Additional Information:
The rate by which the sound wave changes the position is referred to as the speed of sound. It depends on the temperature and medium. The speed of sound decreases as one goes from solid-liquid-gas, that is, the sound travels slower in gases, comparatively faster in liquids and fastest in solids.

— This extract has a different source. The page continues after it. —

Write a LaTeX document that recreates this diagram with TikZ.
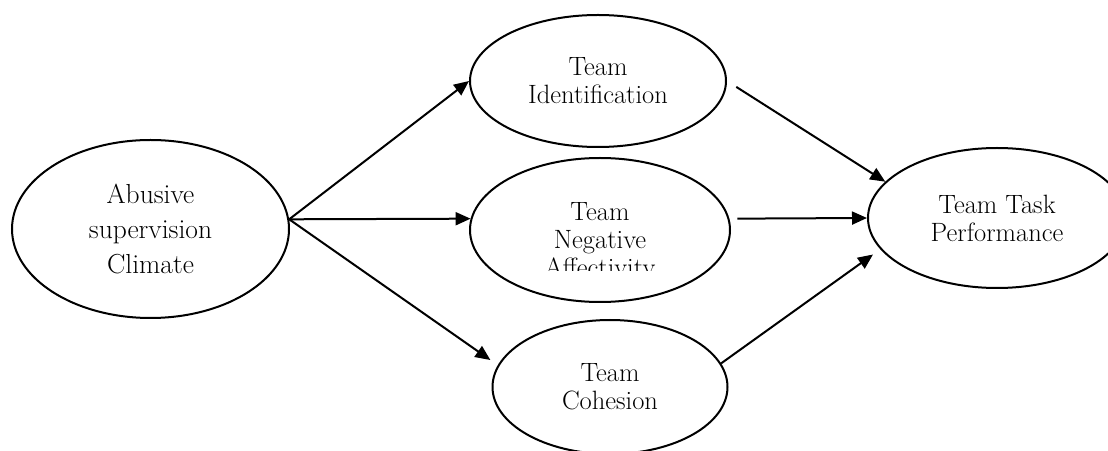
\documentclass[tikz,border=0pt]{standalone}
\usetikzlibrary{shapes.geometric,arrows.meta}
\begin{document}
\begin{tikzpicture}[x=1pt,y=1pt,
  oval/.style={ellipse,draw,line width=2pt,inner sep=0pt,align=center,font=\fontsize{26.5}{28}\selectfont},
  lbl/.style={inner sep=0pt,align=center,font=\fontsize{26.5}{28}\selectfont},
  link/.style={line width=2pt,-{Triangle[length=15pt,width=13pt]}}]
\clip (0,0) rectangle (1108,450);
\fill[white] (0,0) rectangle (1108,450);
% nodes
\node[oval,minimum width=277pt,minimum height=178pt,font=\fontsize{27.5}{35}\selectfont] (L) at (150.5,221) {Abusive\\supervision\\Climate};
\node[oval,minimum width=256pt,minimum height=132pt] (T) at (598,369) {Team\\Identification};
\node[oval,minimum width=260pt,minimum height=144pt] (M) at (600,220) {};
\begin{scope}
  \clip (400,179) rectangle (800,300);
  \node[lbl] (Mtext) at (600,208) {Team\\Negative\\Affectivity};
\end{scope}
\node[oval,minimum width=235pt,minimum height=134pt] (B) at (610,63) {Team\\Cohesion};
\node[oval,minimum width=258pt,minimum height=140pt] (R) at (997,232) {Team Task\\Performance};
% connectors
\draw[link] (L.4) -- (T.west);
\draw[link] (L.4) -- (M.175);
\draw[link,shorten >=9pt] (L.4) -- (B.169);
\draw[link,shorten <=11pt] (T.east) -- (R.162);
\draw[link,shorten <=8pt] (M.5) -- (R.west);
\draw[link,shorten >=9pt] (B.12.5) -- (R.195.5);
\end{tikzpicture}
\end{document}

If sound is travelling in a mixture of gases having molecular masses as ${M_1},{M_2},{M_3},......{M_k}$, having number of moles ${n_1},{n_2},{n_3},.....{n_k}$ and with molar specific heat at constant volume as ${C_{{v_1}}},{C_{{v_2}}},{C_{{v_3}}},....{C_{{v_k}}}$
Then the speed of sound is given by $v = \sqrt {\dfrac{{{\gamma _{mix}}RT}}{{{M_{mix}}}}} $, where ${\gamma _{mix}}$is the ratio of specific heats at constant pressure and volume of the gas mixture, and ${M_{mix}}$ is the molecular mass of the mixture.

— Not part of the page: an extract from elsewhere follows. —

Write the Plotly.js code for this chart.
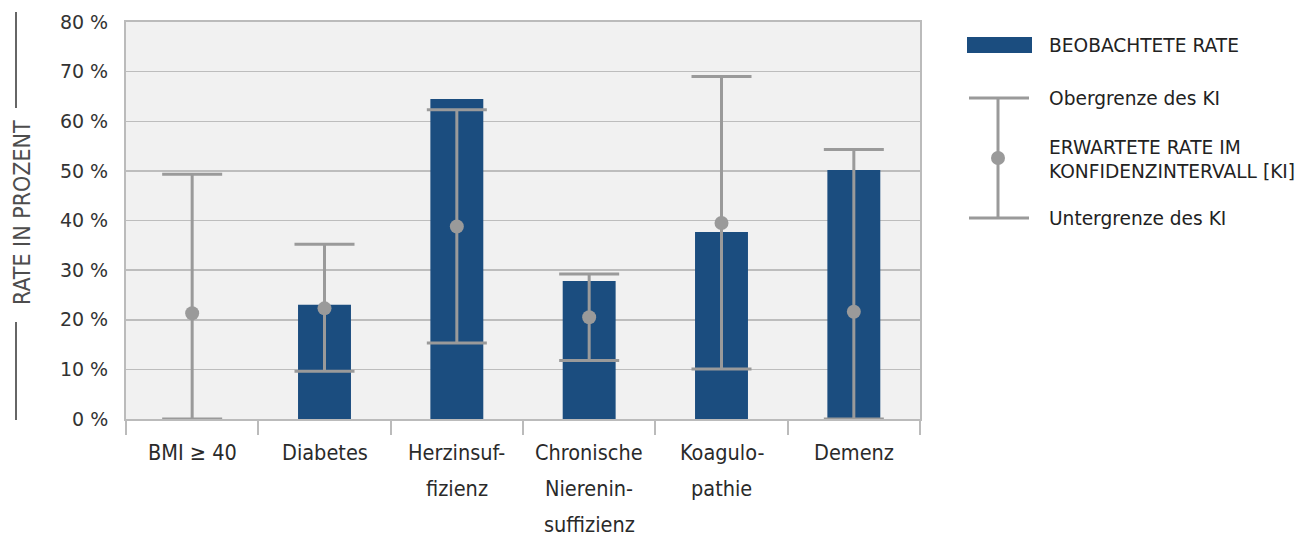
<!DOCTYPE html>
<html>
<head>
<meta charset="utf-8">
<script src="https://cdn.plot.ly/plotly-3.0.1.min.js"></script>
<style>html,body{margin:0;padding:0;background:#fff;}#chart{width:1299px;height:537px;}</style>
</head>
<body>
<div id="chart"></div>
<script>
// ---- data ----
const categories = ["BMI ≥ 40", "Diabetes", "Herzinsuffizienz", "Chronische Niereninsuffizienz", "Koagulopathie", "Demenz"];
const labelLines = [["BMI ≥ 40"], ["Diabetes"], ["Herzinsuf-", "fizienz"], ["Chronische", "Nierenin-", "suffizienz"], ["Koagulo-", "pathie"], ["Demenz"]];
const observedRate = [0, 23.0, 64.5, 27.8, 37.7, 50.2];
const expectedRate = [21.3, 22.3, 38.8, 20.5, 39.5, 21.6];
const upperCI = [49.3, 35.2, 62.3, 29.2, 69.0, 54.3];
const lowerCI = [0, 9.6, 15.3, 11.8, 10.1, 0];
const yTickVals = [0, 10, 20, 30, 40, 50, 60, 70, 80];
const yTickText = ["0 %", "10 %", "20 %", "30 %", "40 %", "50 %", "60 %", "70 %", "80 %"];
const legendLabels = ["BEOBACHTETE RATE", "Obergrenze des KI", "ERWARTETE RATE IM<br>KONFIDENZINTERVALL [KI]", "Untergrenze des KI"];
const yTitle = "RATE IN PROZENT";

// ---- layout helpers ----
const W = 1299, H = 537;
const M = {l: 126, r: 379, t: 22, b: 118};
const pw = W - M.l - M.r, ph = H - M.t - M.b;
const px = x => (x - M.l) / pw;
const py = y => (H - M.b - y) / ph;

const barColor = "#1b4d7f";
const ciColor = "#9a9a9a";
const condFont = "DejaVu Sans Condensed, DejaVu Sans, sans-serif";
const font = "DejaVu Sans, sans-serif";

const traces = [
  {
    type: "bar", x: categories, y: observedRate, width: 0.4,
    marker: {color: barColor}, hoverinfo: "skip", showlegend: false
  },
  {
    type: "scatter", mode: "markers", x: categories, y: expectedRate,
    marker: {color: ciColor, size: 14},
    error_y: {
      type: "data", symmetric: false,
      array: upperCI.map((u, i) => u - expectedRate[i]),
      arrayminus: lowerCI.map((l, i) => expectedRate[i] - l),
      color: ciColor, thickness: 3, width: 30
    },
    showlegend: false, hoverinfo: "skip"
  }
];

const annotations = [];
labelLines.forEach((lines, i) => {
  lines.forEach((t, j) => {
    annotations.push({
      x: categories[i], xref: "x", y: 0, yref: "paper",
      text: t, showarrow: false, xanchor: "center", yanchor: "middle",
      yshift: -(33 + 36 * j), borderpad: 0,
      font: {family: condFont, size: 21.5, color: "#2a2a2a"}
    });
  });
});
// y title
annotations.push({
  x: px(22), xref: "paper", y: py(213), yref: "paper", text: yTitle,
  textangle: -90, showarrow: false, xanchor: "center", yanchor: "middle",
  font: {family: condFont, size: 23, color: "#4d4d4d"}
});
// legend labels
const legY = [45, 98, 159, 218];
legendLabels.forEach((t, i) => {
  annotations.push({
    x: px(1047), xref: "paper", y: py(legY[i]), yref: "paper", text: t,
    showarrow: false, xanchor: "left", yanchor: "middle", align: "left",
    font: {family: font, size: 18.6, color: "#222"}
  });
});

const shapes = [
  // y title lines
  {type: "line", xref: "paper", yref: "paper", x0: px(16), x1: px(16), y0: py(12), y1: py(108), line: {color: "#666", width: 2}},
  {type: "line", xref: "paper", yref: "paper", x0: px(16), x1: px(16), y0: py(322), y1: py(420), line: {color: "#666", width: 2}},
  // legend rect
  {type: "rect", xref: "paper", yref: "paper", x0: px(967), x1: px(1032), y0: py(37), y1: py(53), fillcolor: barColor, line: {width: 0}},
  // legend error symbol
  {type: "line", xref: "paper", yref: "paper", x0: px(998), x1: px(998), y0: py(98), y1: py(218), line: {color: ciColor, width: 3}},
  {type: "line", xref: "paper", yref: "paper", x0: px(969), x1: px(1029), y0: py(98), y1: py(98), line: {color: ciColor, width: 3}},
  {type: "line", xref: "paper", yref: "paper", x0: px(969), x1: px(1029), y0: py(218), y1: py(218), line: {color: ciColor, width: 3}},
  {type: "circle", xref: "paper", yref: "paper", x0: px(991), x1: px(1005), y0: py(151), y1: py(165), fillcolor: ciColor, line: {width: 0}}
];

const layout = {
  width: W, height: H,
  margin: M,
  paper_bgcolor: "#fff", plot_bgcolor: "#f1f1f1",
  showlegend: false,
  xaxis: {
    type: "category", showticklabels: false,
    ticks: "outside", tickson: "boundaries", ticklen: 14, tickwidth: 2, tickcolor: "#bbb",
    showgrid: false, showline: true, mirror: true, linecolor: "#bbb", linewidth: 2,
    range: [-0.5, 5.5], fixedrange: true
  },
  yaxis: {
    range: [0, 80], tickvals: yTickVals, ticktext: yTickText,
    showgrid: true, gridcolor: "#bdbdbd", gridwidth: 1.5, zeroline: false,
    showline: true, mirror: true, linecolor: "#bbb", linewidth: 2,
    ticks: "", ticklabelstandoff: 12,
    tickfont: {family: font, size: 19, color: "#333"}, fixedrange: true
  },
  annotations: annotations,
  shapes: shapes
};

Plotly.newPlot("chart", traces, layout, {displayModeBar: false, staticPlot: true});
</script>
</body>
</html>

${M_{mix}}$ is given by ${M_{mix}} = \dfrac{{\sum\limits_{i = 1}^k {{n_i}{M_i}} }}{{\sum\limits_{i = 1}^k {{n_i}} }}$
${C_{{v_{mix}}}}$ is given by ${C_{{v_{mix}}}} = \dfrac{{\sum\limits_{i = 1}^k {{n_i}{C_{{v_i}}}} }}{{\sum\limits_{i = 1}^k {{n_i}} }}$
Now,
$
  {C_{{p_{mix}}}} - {C_{{v_{mix}}}} = R \\
\implies {C_{{p_{mix}}}} = {C_{{v_{mix}}}} + R \\
 $
Now ${\gamma _{mix}}$ can be calculated as follows
$
  {\gamma _{mix}} = \dfrac{{{C_{{p_{mix}}}}}}{{{C_{{v_{mix}}}}}} \\
\implies {\gamma _{mix}} = \dfrac{{{C_{{v_{mix}}}} + R}}{{{C_{{v_{mix}}}}}} \\
\implies {\gamma _{mix}} = 1 + \dfrac{R}{{{C_{{v_{mix}}}}}} \\
\implies {\gamma _{mix}} = 1 + \dfrac{R}{{\left( {\dfrac{{\sum\limits_{i = 1}^k {{n_i}{C_{{v_i}}}} }}{{\sum\limits_{i = 1}^k {{n_i}} }}} \right)}} \\
 $
Now, the speed of sound can be calculated using the above expressions.

Note:
While solving, keep in mind the temperature of the gas/gas mixture should be in kelvins. Also remember that the speed of the gas is directly proportional to the square root of $\gamma $ and temperature, and inversely proportional to the square root of the molecular mass. This information can be used for questions based on comparison.